The leaked Supreme Court opinion by Justice Samuel A. Alito Jr., which would overturn Roe v. Wade, marks a devastating setback for reproductive justice in the United States. It also highlights how bound up the right to abortion is with other fundamental sexual freedoms and civil rights. Whatever happens in the wake of this likely decision, we are already witnessing the undoing of more than a century of successful efforts to expand and protect individual rights to sexual and gender self-expression.
A decision nullifying Roe could threaten protections for other sexual rights. The majority opinion in Roe in 1973 relied on a right to privacy first established in Griswold v. Connecticut (1965), which lifted a state ban on contraceptive access for married people. Recognition of a right to privacy also underpinned the court’s decision in Lawrence v. Texas (2003) to overturn state anti-sodomy statutes. The majority opinion in Obergefell v. Hodges (2015) likewise cited a right to privacy among its reasons for requiring all states to legalize marriages for same-sex couples. All those cases marked wins for individual liberty, human rights and civil rights.
Whether or not federal protection for abortion rights disappears this year, the erosion of sexual freedoms is already well underway. Although a majority of Americans support abortion rights, several states have passed extraordinarily restrictive abortion laws. School boards have banned books with LGBTQ content. And state legislatures have authorized retaliation against transgender people and their allies — even investigating the parents of children who receive trans-affirming health care.
It is not a historical accident that a likely Supreme Court decision to overturn Roe has coincided with these other assaults on sexual freedom and gender identity. The legal right to abortion is but one issue — if a critical one — at the heart of a much larger struggle for sexual autonomy.
That struggle took shape in the wake of another devastating attack: the passage of the Comstock Act in 1873, championed by Anthony Comstock of the New York Society for the Suppression of Vice. Officially the Act for the Suppression of Trade in, and Circulation of, Obscene Literature and Articles of Immoral Use, the law prohibited sending “obscene, lewd, or lascivious” items through the U.S. mail or across state lines. The act defined reproductive technologies and all printed material about contraception as obscene.

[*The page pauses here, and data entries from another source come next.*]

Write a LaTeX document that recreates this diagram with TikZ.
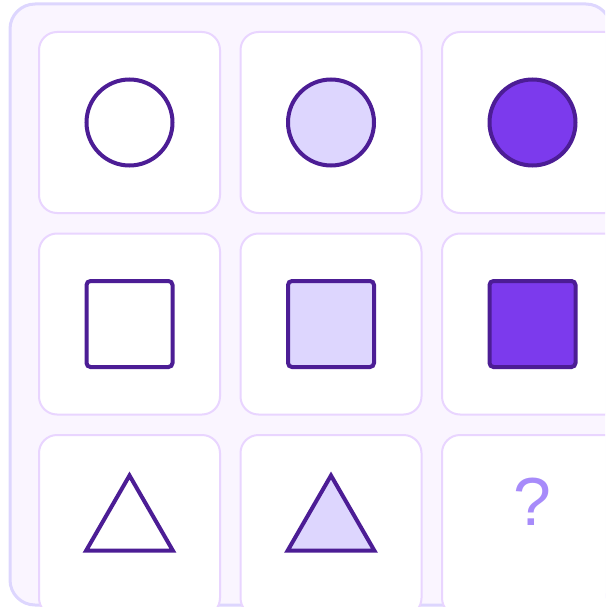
\documentclass[tikz,border=0pt]{standalone}
\usepackage{fontspec}
\setmainfont{Liberation Sans}
\definecolor{panelfill}{HTML}{FAF5FF}
\definecolor{panelline}{HTML}{DDD6FE}
\definecolor{cellline}{HTML}{E9D5FF}
\definecolor{shapeline}{HTML}{4C1D95}
\definecolor{lightfill}{HTML}{DDD6FE}
\definecolor{darkfill}{HTML}{7C3AED}
\definecolor{qcolor}{HTML}{A78BFA}
\begin{document}
\begin{tikzpicture}[x=1pt,y=-1pt,
  cellbox/.style={draw=cellline,line width=2pt,fill=white,rounded corners=18pt,minimum width=181pt,minimum height=181pt,inner sep=0pt},
  circ/.style={circle,draw=shapeline,line width=4pt,minimum size=86pt,inner sep=0pt},
  sq/.style={rectangle,draw=shapeline,line width=4pt,rounded corners=4pt,minimum size=86pt,inner sep=0pt},
  tri/.style={draw=shapeline,line width=4pt,line join=miter}]
\useasboundingbox (0,0) rectangle (605,607);
\begin{scope}
\clip (0,0) rectangle (605,607);
\draw[fill=panelfill,draw=panelline,line width=3pt,rounded corners=25pt] (10,4) rectangle (611,605);
% cells
\foreach \c/\x in {1/129.5,2/331,3/532.5}{
  \foreach \r/\y in {1/122.5,2/324,3/525.5}{
    \node[cellbox] (c\r\c) at (\x,\y) {};
  }
}
% circles
\node[circ,fill=white] (s11) at (c11.center) {};
\node[circ,fill=lightfill] (s12) at (c12.center) {};
\node[circ,fill=darkfill] (s13) at (c13.center) {};
% squares
\node[sq,fill=white] (s21) at (c21.center) {};
\node[sq,fill=lightfill] (s22) at (c22.center) {};
\node[sq,fill=darkfill] (s23) at (c23.center) {};
% triangles
\draw[tri,fill=white] (c31.center) ++(0,-50) -- ++(43.3,75) -- ++(-86.6,0) -- cycle;
\draw[tri,fill=lightfill] (c32.center) ++(0,-50) -- ++(43.3,75) -- ++(-86.6,0) -- cycle;
% question mark
\node[anchor=base,inner sep=0pt,text=qcolor,font=\fontsize{68}{70}\selectfont] (q) at (c33.center) {?};
\end{scope}
\end{tikzpicture}
\end{document}
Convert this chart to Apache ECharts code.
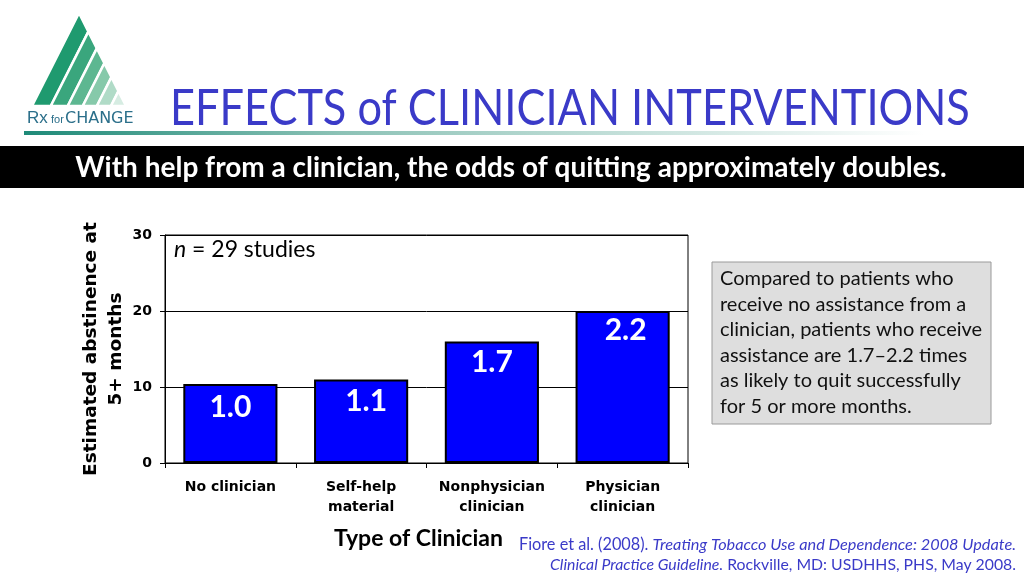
<!DOCTYPE html>
<html>
<head>
<meta charset="utf-8">
<script src="https://cdn.jsdelivr.net/npm/echarts@6/dist/echarts.min.js"></script>
<style>
html,body{margin:0;padding:0;background:#fff;}
#chart{width:1024px;height:576px;}
</style>
</head>
<body>
<div id="chart"></div>
<script>
// ---- data ----
const categories = ['No clinician', 'Self-help\nmaterial', 'Nonphysician\nclinician', 'Physician\nclinician'];
const abstinence = [10.4, 11.0, 16.0, 20.0];
const oddsRatios = ['1.0', '1.1', '1.7', '2.2'];
const yTicks = [0, 10, 20, 30];

// label nudges (style only)
const labelOffsets = [[0, 8], [5, 7], [0, 6], [3, 4]];

const chart = echarts.init(document.getElementById('chart'), null, {renderer: 'canvas'});

// logo stripes
const A = [79, 13], B = [32, 106], C = [126, 106];
const ts = [0, 0.2, 0.38, 0.54, 0.69, 0.84, 1.0];
const stripeColors = ['#1f9a6f', '#3aa67d', '#5db791', '#86c9aa', '#b0dbc7', '#d6ece2'];
function P(t){return [B[0] + t*(C[0]-B[0]), B[1] + t*(C[1]-B[1])];}
function Q(t){return [A[0] + t*(C[0]-A[0]), A[1] + t*(C[1]-A[1])];}
const logo = [];
for (let i = 0; i < 6; i++) {
  logo.push({
    type: 'polygon',
    shape: {points: [P(ts[i]), Q(ts[i]), Q(ts[i+1]), P(ts[i+1])]},
    style: {fill: stripeColors[i], stroke: '#fff', lineWidth: 2.5}
  });
}

const blue = '#3a3ac8';
const option = {
  backgroundColor: '#ffffff',
  animation: false,
  grid: {left: 165, right: 336, top: 235, bottom: 113, show: true, borderColor: '#000', borderWidth: 1},
  xAxis: {
    type: 'category',
    data: categories,
    axisLine: {lineStyle: {color: '#000', width: 1}},
    axisTick: {show: true, alignWithLabel: false, length: 5, lineStyle: {color: '#000'}},
    axisLabel: {interval: 0, color: '#000', fontFamily: 'DejaVu Sans', fontWeight: 'bold', fontSize: 14, margin: 14, lineHeight: 20},
    name: 'Type of Clinician',
    nameLocation: 'middle',
    nameGap: 64,
    nameTextStyle: {color: '#000', fontFamily: 'Lato', fontWeight: 'bold', fontSize: 23, padding: [0, 16, 0, 0]}
  },
  yAxis: {
    type: 'value',
    min: yTicks[0], max: yTicks[yTicks.length - 1], interval: 10,
    axisLine: {show: true, lineStyle: {color: '#000', width: 1}},
    axisTick: {show: true, length: 5, lineStyle: {color: '#000'}},
    axisLabel: {color: '#000', fontFamily: 'DejaVu Sans', fontWeight: 'bold', fontSize: 14, margin: 13},
    splitLine: {show: true, lineStyle: {color: '#000', width: 1}},
    name: 'Estimated abstinence at\n5+ months',
    nameLocation: 'middle',
    nameMoveOverlap: false,
    nameGap: 36,
    nameTextStyle: {color: '#000', fontFamily: 'DejaVu Sans', fontWeight: 'bold', fontSize: 18.5, lineHeight: 25}
  },
  series: [{
    type: 'bar',
    barWidth: '72%',
    data: abstinence.map((v, i) => ({
      value: v,
      label: {offset: labelOffsets[i]}
    })),
    itemStyle: {color: '#0000ff', borderColor: '#000', borderWidth: 2},
    label: {
      show: true,
      position: 'insideTop',
      distance: 0,
      formatter: p => oddsRatios[p.dataIndex],
      color: '#fff',
      fontFamily: 'Lato',
      fontWeight: 'bold',
      fontSize: 30
    }
  }],
  graphic: [
    ...logo,
    {type: 'text', left: 27, top: 110, style: {text: 'Rx', font: '17px "Liberation Sans"', fill: '#2b6f8a'}},
    {type: 'text', left: 51, top: 114, style: {text: 'for', font: '11px "Liberation Sans"', fill: '#2b6f8a'}},
    {type: 'text', left: 65, top: 111, style: {text: 'CHANGE', font: '16px "DejaVu Sans"', fill: '#2b6f8a'}},
    {
      type: 'rect', shape: {x: 24, y: 131, width: 900, height: 4},
      style: {fill: new echarts.graphic.LinearGradient(0, 0, 1, 0, [
        {offset: 0, color: '#1e8a78'}, {offset: 0.35, color: '#8cc2b6'}, {offset: 1, color: '#ffffff'}
      ])}
    },
    {type: 'text', x: 170, y: 83, scaleX: 0.85, style: {text: 'EFFECTS of CLINICIAN INTERVENTIONS', font: '51px Lato', fill: blue}},
    {type: 'rect', shape: {x: 0, y: 146, width: 1024, height: 42}, style: {fill: '#000'}},
    {type: 'text', x: 511, y: 168, style: {text: 'With help from a clinician, the odds of quitting approximately doubles.', font: 'bold 28px Lato', fill: '#fff', textAlign: 'center', textVerticalAlign: 'middle'}},
    {type: 'text', left: 174, top: 238, style: {rich: {i: {fontStyle: 'italic', fontFamily: 'Lato', fontSize: 23, fill: '#000'}, r: {fontFamily: 'Lato', fontSize: 23, fill: '#000'}}, text: '{i|n}{r| = 29 studies}'}},
    {type: 'rect', shape: {x: 712, y: 262, width: 279, height: 162}, style: {fill: '#dedede', stroke: '#9a9a9a', lineWidth: 1}},
    {type: 'text', left: 720, top: 266, style: {text: 'Compared to patients who\nreceive no assistance from a\nclinician, patients who receive\nassistance are 1.7\u20132.2 times\nas likely to quit successfully\nfor 5 or more months.', font: '20px Lato', lineHeight: 25.5, fill: '#111'}},
    {type: 'text', x: 1016, y: 545, style: {rich: {r: {fontFamily: 'Lato', fontSize: 16.3, fill: blue}, i: {fontFamily: 'Lato', fontStyle: 'italic', fontSize: 16.3, fill: blue}}, text: '{r|Fiore et al. (2008). }{i|Treating Tobacco Use and Dependence: 2008 Update.}', textAlign: 'right', textVerticalAlign: 'middle'}},
    {type: 'text', x: 1016, y: 565, style: {rich: {r: {fontFamily: 'Lato', fontSize: 15.8, fill: blue}, i: {fontFamily: 'Lato', fontStyle: 'italic', fontSize: 15.8, fill: blue}}, text: '{i|Clinical Practice Guideline.}{r| Rockville, MD: USDHHS, PHS, May 2008.}', textAlign: 'right', textVerticalAlign: 'middle'}}
  ]
};
chart.setOption(option);
</script>
</body>
</html>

Many states had started to outlaw abortion procedures in the 1850s, often due to pressure from (male) physicians determined to undermine a measure typically provided by (female) midwives. The Comstock Act made even the possession of abortifacients a federal crime.
Prudish, sanctimonious and often cruel, Comstock was a “fire and brimstone” Protestant who considered any sex outside of marital reproduction to be sinful. He succeeded in convincing the federal government to impose his religious values on all Americans.
But Comstock’s law did not affirm the status quo. It sought to thwart increasingly permissive sexual values.
Contrary to caricatures of the era, the 19th-century United States was not prudish about sex. A prolific pornography industry enjoyed unprecedented success. Bigamy and divorce had become more common, and Indiana served as the “divorce mill” that Nevada would become decades later. Same-sex couples and queer people lived openly in communities where what mattered was not whether someone conformed to a strict sexual morality but whether they caused any trouble for their neighbors. Most people placed a high premium on privacy.
When Comstock and Congress determined that they had the authority to decide which kinds of sex were moral, and which were not, they upended that equilibrium by authorizing agents of the state to police Americans’ erotic and reproductive lives.
A century of activism defending the individual’s right to sexual self-expression followed. Across multiple movements and battlegrounds, activists have made clear that an overwhelming majority of Americans wanted to make their own decisions about their sexual desires and relationships.
Birth control activists distributed informational pamphlets and opened clinics in defiance of Comstock’s bans on contraception. Lawyers and advocates gradually won carve-outs for physician-directed birth control and the sale of condoms. Bar owners and LGBT activists fought back in court and in the streets against liquor boards and vice squads, eventually refuting the idea that a gathering of LGBT people was by definition obscene. Filmmakers, publishers and others challenged the government’s censorship powers. And by the 1960s, activists took direct aim at laws that criminalized abortion, insisting that sexual freedoms were meaningless if women could not make decisions about whether to carry a pregnancy to term.
Many of us who have benefited from those movements have grown to adulthood expecting to be able to express our gender identities, our sexual desires and our reproductive decisions according to our own consciences. The revelation of the draft opinion to overturn abortion rights should animate anyone in the U.S. who values sexual freedoms. The decision would impose a minority’s interpretation of Christian morality on the nation and render all non-marital non-reproductive sexual expressions vulnerable to policing and prosecution.
The activism that undid the Comstock Act transformed American culture. It ingrained values of sexual autonomy across our social institutions, laws and popular culture. Americans today overwhelmingly support marriage equality, access to contraception, comprehensive sex education and abortion, and they consume sexually explicit material in staggering quantities. In a country where we have grown so accustomed to seeing our sexuality as a core part of our humanity — and as an arena of freedom and expressiveness — we can only hope that it will require far less than a century to undo the damage of an end to Roe.